Alessia Cara is defending her win as the Recording Academy’s best new artist.

The 21-year-old singer, who was the only woman to take home a top award at Sunday’s 2018 Grammy Awards, posted a passionate note on Instagram Monday as online haters questioned why she won the best new artist title over “newer” artists like SZA, Khalid, Lil Uzi Vert, and Julia Michaels.

She began by explaining that she had “no control over” her win and didn’t submit herself or as to be submitted for the award knowing “there are other artists that deserve the acknowledgment.”

That said, Cara still felt happy about her nomination and win. “I am not going to be upset about something I’ve wanted since I was a kid, not to mention have worked really hard for,” she wrote. “I will not let everything I’ve worked for be diminished by people taking offense to my accomplishments and feeling the need to tell me how much I suck.”

In her acceptance speech, Cara — who many felt was snubbed for a Grammy in 2017 — urged fans to support musicians who might not be recognized at awards shows.

“There are some incredible artists out there that are making incredible music that deserve to be acknowledged that don’t always get acknowledge because of popularity contests or numbers games.
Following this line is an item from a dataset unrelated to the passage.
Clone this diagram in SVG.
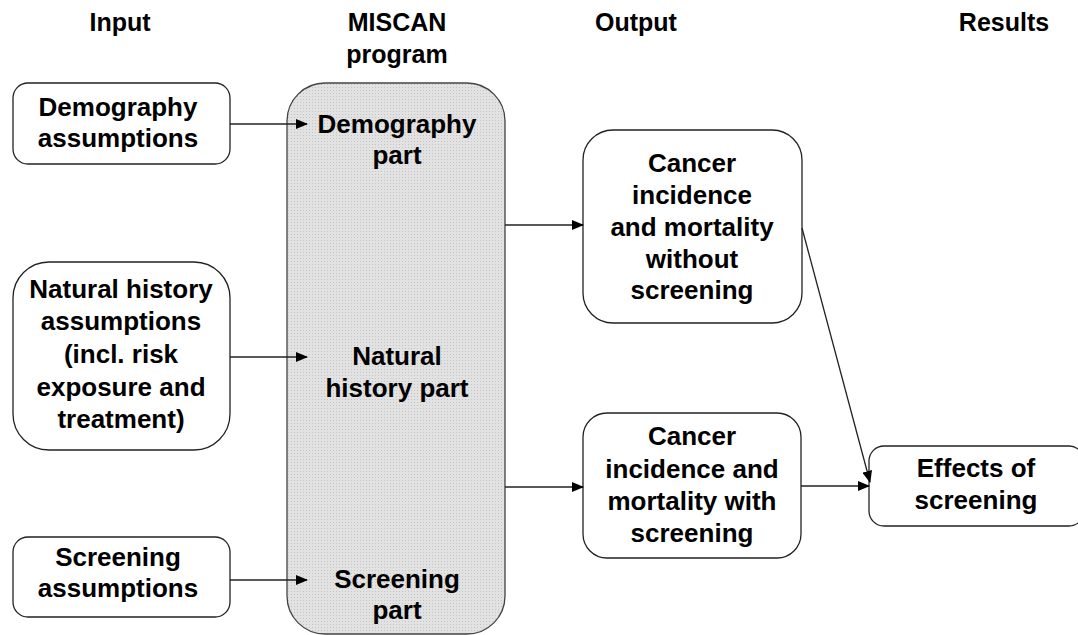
<svg xmlns="http://www.w3.org/2000/svg" width="1078" height="635" viewBox="0 0 1078 635">
<style>
text{font-family:"Liberation Sans",Arial,sans-serif;font-weight:bold;fill:#000;text-anchor:middle}
.h{font-size:25px}
.t{font-size:26px}
.box{fill:#fff;stroke:#222;stroke-width:1.3}
.prog{fill:url(#dots);stroke:#444;stroke-width:1.3}
.c{stroke:#222;stroke-width:1.3;fill:none}
</style>
<defs>
<pattern id="dots" width="3" height="3" patternUnits="userSpaceOnUse">
<rect width="3" height="3" fill="#e2e2e2"/>
<rect width="1" height="1" fill="#c4c4c4"/>
</pattern>
<marker id="ah" markerWidth="12" markerHeight="10" refX="11" refY="5" orient="auto" markerUnits="userSpaceOnUse">
<path d="M0,0 L12,5 L0,10 Z" fill="#000"/>
</marker>
</defs>
<g id="headers">
<text class="h" x="120" y="31">Input</text>
<text class="h" x="397" y="31">MISCAN</text>
<text class="h" x="397" y="63">program</text>
<text class="h" x="636" y="31">Output</text>
<text class="h" x="1004" y="31">Results</text>
</g>
<g id="miscan">
<rect class="prog" x="287" y="83" width="218" height="551" rx="38"/>
<text class="t" x="397" y="133">Demography</text>
<text class="t" x="397" y="164">part</text>
<text class="t" x="397" y="365">Natural</text>
<text class="t" x="397" y="397">history part</text>
<text class="t" x="397" y="588">Screening</text>
<text class="t" x="397" y="619">part</text>
</g>
<g id="demography-assumptions">
<rect class="box" x="13" y="83" width="217" height="81" rx="15"/>
<text class="t" x="118" y="116">Demography</text>
<text class="t" x="118" y="147">assumptions</text>
</g>
<g id="natural-history-assumptions">
<rect class="box" x="13" y="262" width="217" height="188" rx="36"/>
<text class="t" x="121" y="298">Natural history</text>
<text class="t" x="121" y="330">assumptions</text>
<text class="t" x="121" y="363">(incl. risk</text>
<text class="t" x="121" y="396">exposure and</text>
<text class="t" x="121" y="428">treatment)</text>
</g>
<g id="screening-assumptions">
<rect class="box" x="13" y="537" width="217" height="80" rx="15"/>
<text class="t" x="118" y="566">Screening</text>
<text class="t" x="118" y="597">assumptions</text>
</g>
<g id="output-without">
<rect class="box" x="583" y="130" width="219" height="193" rx="30"/>
<text class="t" x="692" y="172">Cancer</text>
<text class="t" x="692" y="204">incidence</text>
<text class="t" x="692" y="236">and mortality</text>
<text class="t" x="692" y="268">without</text>
<text class="t" x="692" y="299">screening</text>
</g>
<g id="output-with">
<rect class="box" x="583" y="413" width="218" height="145" rx="24"/>
<text class="t" x="692" y="445">Cancer</text>
<text class="t" x="692" y="478">incidence and</text>
<text class="t" x="692" y="510">mortality with</text>
<text class="t" x="692" y="542">screening</text>
</g>
<g id="effects">
<rect class="box" x="869" y="446" width="215" height="80" rx="15"/>
<text class="t" x="976" y="477">Effects of</text>
<text class="t" x="976" y="509">screening</text>
</g>
<g id="connectors">
<line class="c" x1="230" y1="124" x2="307" y2="124" marker-end="url(#ah)"/>
<line class="c" x1="230" y1="357" x2="307" y2="357" marker-end="url(#ah)"/>
<line class="c" x1="230" y1="580" x2="307" y2="580" marker-end="url(#ah)"/>
<line class="c" x1="505" y1="225" x2="583" y2="225" marker-end="url(#ah)"/>
<line class="c" x1="505" y1="487" x2="583" y2="487" marker-end="url(#ah)"/>
<line class="c" x1="801" y1="486" x2="869" y2="486" marker-end="url(#ah)"/>
<line class="c" x1="802" y1="228" x2="870" y2="482" marker-end="url(#ah)"/>
</g>
</svg>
And that’s kind of unfortunate,” she said. “So I just want to encourage everyone to support real music and real artists because everyone deserves the same shot.”

“I meant everything I said about everyone deserving the same shot,” she added on Instagram. “There is a big issue in the industry that perpetuates the idea that an artist’s talent and hard work should take a back seat to popularity and numbers. And I’m aware that my music wasn’t released yesterday, I’m aware that, yes, my music has become fairly popular in the last year. But I’m trying very hard to use the platform I’ve been given to talk about these things and bring light to issues that aren’t fair, all while trying to make the most of the weird, amazing success I’ve been lucky enough to have.”

Kevin Winter/Getty Images

Elsewhere in her note, Cara said that she’s already beat her haters to the punch when it comes to criticizing her worth as an artist.

“Here’s something fun! I’ve been thinking I suck since I was old enough to know what sucking meant. I’ve beat u to it,” she said. “And that’s why this means a lot to me. Despite my 183,625 insecurities, I’ve been shown that what I’ve created is worth something and that people actually give a s—.”

“All of the years feeling like I wasn’t good at anything or that I was naïve for dreaming about something improbable have paid off in a way that I have yet to process,” she continued. “I know it sounds cheesy and dumb but it’s the honest truth. Thanks to everyone who’s shown me kindness and support along the way. I’ll stop talking now.”

In addition to best new artist, Cara was up for song of the year and best music video (for Logic’s “1-800-273-8255,” also featuring Khalid) and best pop duo/group performance for her Zedd collab “Stay.”

The 60th annual Grammy Awards, hosted by James Corden, were broadcast live on CBS from Madison Square Garden in New York City.